(Source records)
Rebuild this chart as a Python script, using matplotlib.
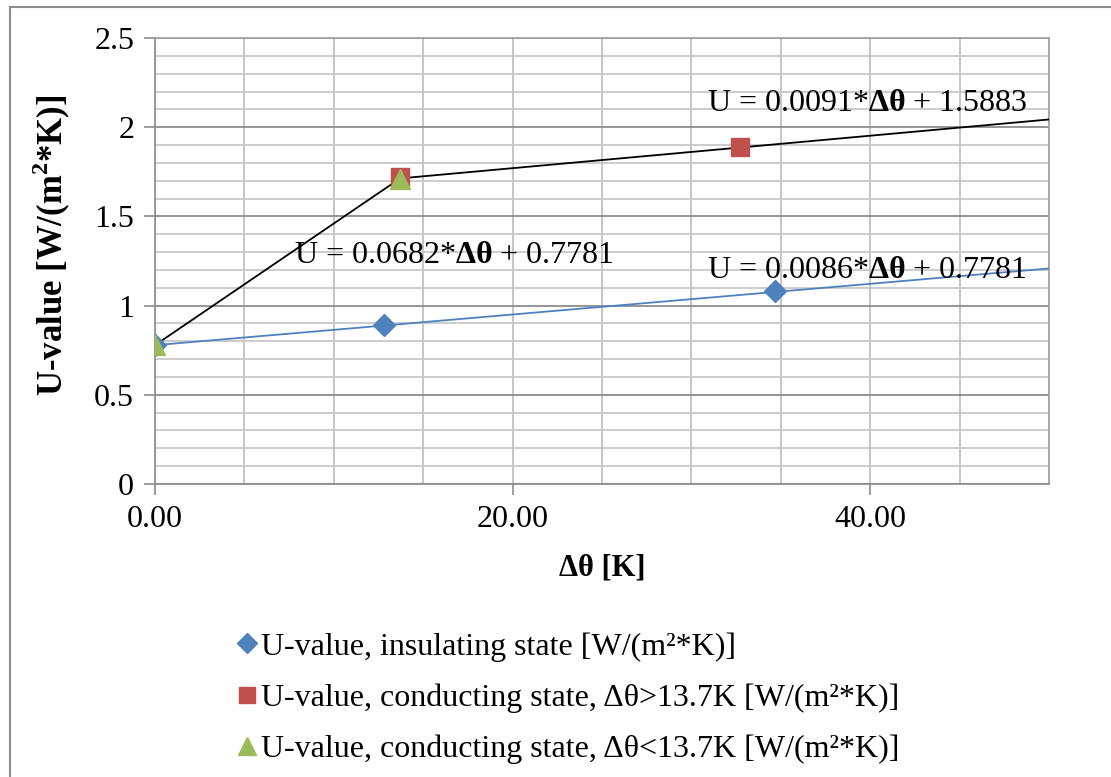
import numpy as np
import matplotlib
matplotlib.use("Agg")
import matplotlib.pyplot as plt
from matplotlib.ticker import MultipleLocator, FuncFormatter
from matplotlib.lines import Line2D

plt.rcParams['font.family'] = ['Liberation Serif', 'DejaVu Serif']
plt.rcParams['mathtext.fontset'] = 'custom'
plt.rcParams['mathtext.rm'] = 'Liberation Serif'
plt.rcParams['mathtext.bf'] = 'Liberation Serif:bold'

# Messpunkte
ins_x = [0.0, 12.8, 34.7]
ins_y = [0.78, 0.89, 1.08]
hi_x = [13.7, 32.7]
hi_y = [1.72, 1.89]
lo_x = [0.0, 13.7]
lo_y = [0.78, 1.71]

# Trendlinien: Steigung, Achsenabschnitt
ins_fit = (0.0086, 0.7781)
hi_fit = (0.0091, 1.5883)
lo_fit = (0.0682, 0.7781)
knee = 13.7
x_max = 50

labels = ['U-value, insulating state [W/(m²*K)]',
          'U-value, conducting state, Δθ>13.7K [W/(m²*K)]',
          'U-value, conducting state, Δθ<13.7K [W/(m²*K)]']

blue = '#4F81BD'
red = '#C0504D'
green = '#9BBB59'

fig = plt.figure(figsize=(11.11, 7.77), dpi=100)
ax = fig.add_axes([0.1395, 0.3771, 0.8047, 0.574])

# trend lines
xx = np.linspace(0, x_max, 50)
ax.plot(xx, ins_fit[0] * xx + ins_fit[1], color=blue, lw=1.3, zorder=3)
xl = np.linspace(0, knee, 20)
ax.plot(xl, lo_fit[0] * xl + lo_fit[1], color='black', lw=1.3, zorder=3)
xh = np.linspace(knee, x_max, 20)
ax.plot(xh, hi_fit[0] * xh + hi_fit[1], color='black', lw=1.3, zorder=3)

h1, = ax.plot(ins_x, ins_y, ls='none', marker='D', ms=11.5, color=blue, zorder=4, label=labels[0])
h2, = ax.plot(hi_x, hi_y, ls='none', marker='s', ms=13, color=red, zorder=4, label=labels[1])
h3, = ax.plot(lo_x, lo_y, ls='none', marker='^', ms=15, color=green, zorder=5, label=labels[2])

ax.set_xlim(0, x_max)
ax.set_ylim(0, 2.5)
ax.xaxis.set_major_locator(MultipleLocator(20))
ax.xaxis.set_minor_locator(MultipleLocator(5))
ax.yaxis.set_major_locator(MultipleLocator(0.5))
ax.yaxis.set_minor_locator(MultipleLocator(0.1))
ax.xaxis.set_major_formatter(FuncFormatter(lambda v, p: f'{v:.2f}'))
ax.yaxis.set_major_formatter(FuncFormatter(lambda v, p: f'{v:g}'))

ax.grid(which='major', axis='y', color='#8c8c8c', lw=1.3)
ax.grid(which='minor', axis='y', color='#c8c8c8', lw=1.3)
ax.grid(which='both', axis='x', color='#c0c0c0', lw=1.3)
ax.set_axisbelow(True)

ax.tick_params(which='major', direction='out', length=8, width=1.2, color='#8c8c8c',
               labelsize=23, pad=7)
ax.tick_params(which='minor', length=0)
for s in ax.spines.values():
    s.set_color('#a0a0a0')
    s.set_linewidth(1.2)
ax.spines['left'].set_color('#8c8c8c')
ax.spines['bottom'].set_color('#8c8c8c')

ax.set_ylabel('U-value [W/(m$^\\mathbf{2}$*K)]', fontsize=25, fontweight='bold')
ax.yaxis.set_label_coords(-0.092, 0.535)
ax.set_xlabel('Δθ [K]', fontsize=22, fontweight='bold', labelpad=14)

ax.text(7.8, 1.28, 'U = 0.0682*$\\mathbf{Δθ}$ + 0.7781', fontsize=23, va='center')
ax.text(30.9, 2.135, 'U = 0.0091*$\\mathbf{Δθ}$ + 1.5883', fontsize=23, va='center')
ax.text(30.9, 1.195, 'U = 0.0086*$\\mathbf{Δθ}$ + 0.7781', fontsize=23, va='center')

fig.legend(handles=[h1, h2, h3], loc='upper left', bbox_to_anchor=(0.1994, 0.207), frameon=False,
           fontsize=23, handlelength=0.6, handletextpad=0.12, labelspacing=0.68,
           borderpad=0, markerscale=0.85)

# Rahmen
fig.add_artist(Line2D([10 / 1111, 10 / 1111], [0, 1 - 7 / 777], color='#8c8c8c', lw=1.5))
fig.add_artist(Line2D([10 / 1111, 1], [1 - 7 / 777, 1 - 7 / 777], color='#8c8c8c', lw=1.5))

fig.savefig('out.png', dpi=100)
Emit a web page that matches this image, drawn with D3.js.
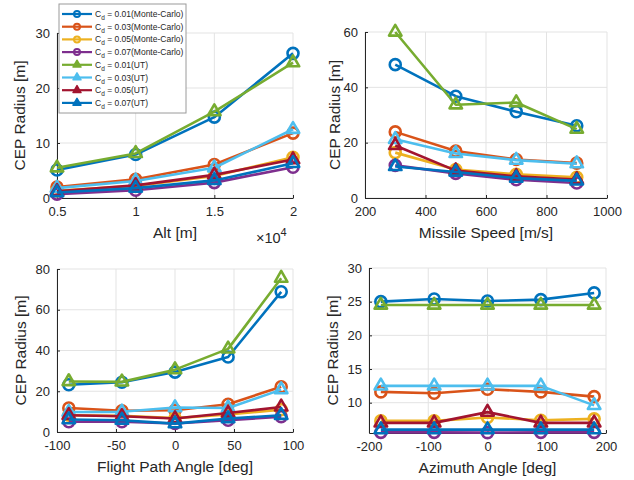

> [Problem]:
Without the pictures, restate each entry exactly.

> [Reply to the task]:
Rebuild this chart as a Python script, using matplotlib.
import numpy as np
import matplotlib
matplotlib.use("Agg")
import matplotlib.pyplot as plt
from matplotlib.ticker import MultipleLocator, FuncFormatter
from matplotlib.lines import Line2D

plt.rcParams['font.family'] = ['Liberation Serif', 'DejaVu Serif']
plt.rcParams['mathtext.fontset'] = 'custom'
plt.rcParams['mathtext.rm'] = 'Liberation Serif'
plt.rcParams['mathtext.bf'] = 'Liberation Serif:bold'

# Messpunkte
ins_x = [0.0, 12.8, 34.7]
ins_y = [0.78, 0.89, 1.08]
hi_x = [13.7, 32.7]
hi_y = [1.72, 1.89]
lo_x = [0.0, 13.7]
lo_y = [0.78, 1.71]

# Trendlinien: Steigung, Achsenabschnitt
ins_fit = (0.0086, 0.7781)
hi_fit = (0.0091, 1.5883)
lo_fit = (0.0682, 0.7781)
knee = 13.7
x_max = 50

labels = ['U-value, insulating state [W/(m²*K)]',
          'U-value, conducting state, Δθ>13.7K [W/(m²*K)]',
          'U-value, conducting state, Δθ<13.7K [W/(m²*K)]']

blue = '#4F81BD'
red = '#C0504D'
green = '#9BBB59'

fig = plt.figure(figsize=(11.11, 7.77), dpi=100)
ax = fig.add_axes([0.1395, 0.3771, 0.8047, 0.574])

# trend lines
xx = np.linspace(0, x_max, 50)
ax.plot(xx, ins_fit[0] * xx + ins_fit[1], color=blue, lw=1.3, zorder=3)
xl = np.linspace(0, knee, 20)
ax.plot(xl, lo_fit[0] * xl + lo_fit[1], color='black', lw=1.3, zorder=3)
xh = np.linspace(knee, x_max, 20)
ax.plot(xh, hi_fit[0] * xh + hi_fit[1], color='black', lw=1.3, zorder=3)

h1, = ax.plot(ins_x, ins_y, ls='none', marker='D', ms=11.5, color=blue, zorder=4, label=labels[0])
h2, = ax.plot(hi_x, hi_y, ls='none', marker='s', ms=13, color=red, zorder=4, label=labels[1])
h3, = ax.plot(lo_x, lo_y, ls='none', marker='^', ms=15, color=green, zorder=5, label=labels[2])

ax.set_xlim(0, x_max)
ax.set_ylim(0, 2.5)
ax.xaxis.set_major_locator(MultipleLocator(20))
ax.xaxis.set_minor_locator(MultipleLocator(5))
ax.yaxis.set_major_locator(MultipleLocator(0.5))
ax.yaxis.set_minor_locator(MultipleLocator(0.1))
ax.xaxis.set_major_formatter(FuncFormatter(lambda v, p: f'{v:.2f}'))
ax.yaxis.set_major_formatter(FuncFormatter(lambda v, p: f'{v:g}'))

ax.grid(which='major', axis='y', color='#8c8c8c', lw=1.3)
ax.grid(which='minor', axis='y', color='#c8c8c8', lw=1.3)
ax.grid(which='both', axis='x', color='#c0c0c0', lw=1.3)
ax.set_axisbelow(True)

ax.tick_params(which='major', direction='out', length=8, width=1.2, color='#8c8c8c',
               labelsize=23, pad=7)
ax.tick_params(which='minor', length=0)
for s in ax.spines.values():
    s.set_color('#a0a0a0')
    s.set_linewidth(1.2)
ax.spines['left'].set_color('#8c8c8c')
ax.spines['bottom'].set_color('#8c8c8c')

ax.set_ylabel('U-value [W/(m$^\\mathbf{2}$*K)]', fontsize=25, fontweight='bold')
ax.yaxis.set_label_coords(-0.092, 0.535)
ax.set_xlabel('Δθ [K]', fontsize=22, fontweight='bold', labelpad=14)

ax.text(7.8, 1.28, 'U = 0.0682*$\\mathbf{Δθ}$ + 0.7781', fontsize=23, va='center')
ax.text(30.9, 2.135, 'U = 0.0091*$\\mathbf{Δθ}$ + 1.5883', fontsize=23, va='center')
ax.text(30.9, 1.195, 'U = 0.0086*$\\mathbf{Δθ}$ + 0.7781', fontsize=23, va='center')

fig.legend(handles=[h1, h2, h3], loc='upper left', bbox_to_anchor=(0.1994, 0.207), frameon=False,
           fontsize=23, handlelength=0.6, handletextpad=0.12, labelspacing=0.68,
           borderpad=0, markerscale=0.85)

# Rahmen
fig.add_artist(Line2D([10 / 1111, 10 / 1111], [0, 1 - 7 / 777], color='#8c8c8c', lw=1.5))
fig.add_artist(Line2D([10 / 1111, 1], [1 - 7 / 777, 1 - 7 / 777], color='#8c8c8c', lw=1.5))

fig.savefig('out.png', dpi=100)
Emit a web page that matches this image, drawn with D3.js.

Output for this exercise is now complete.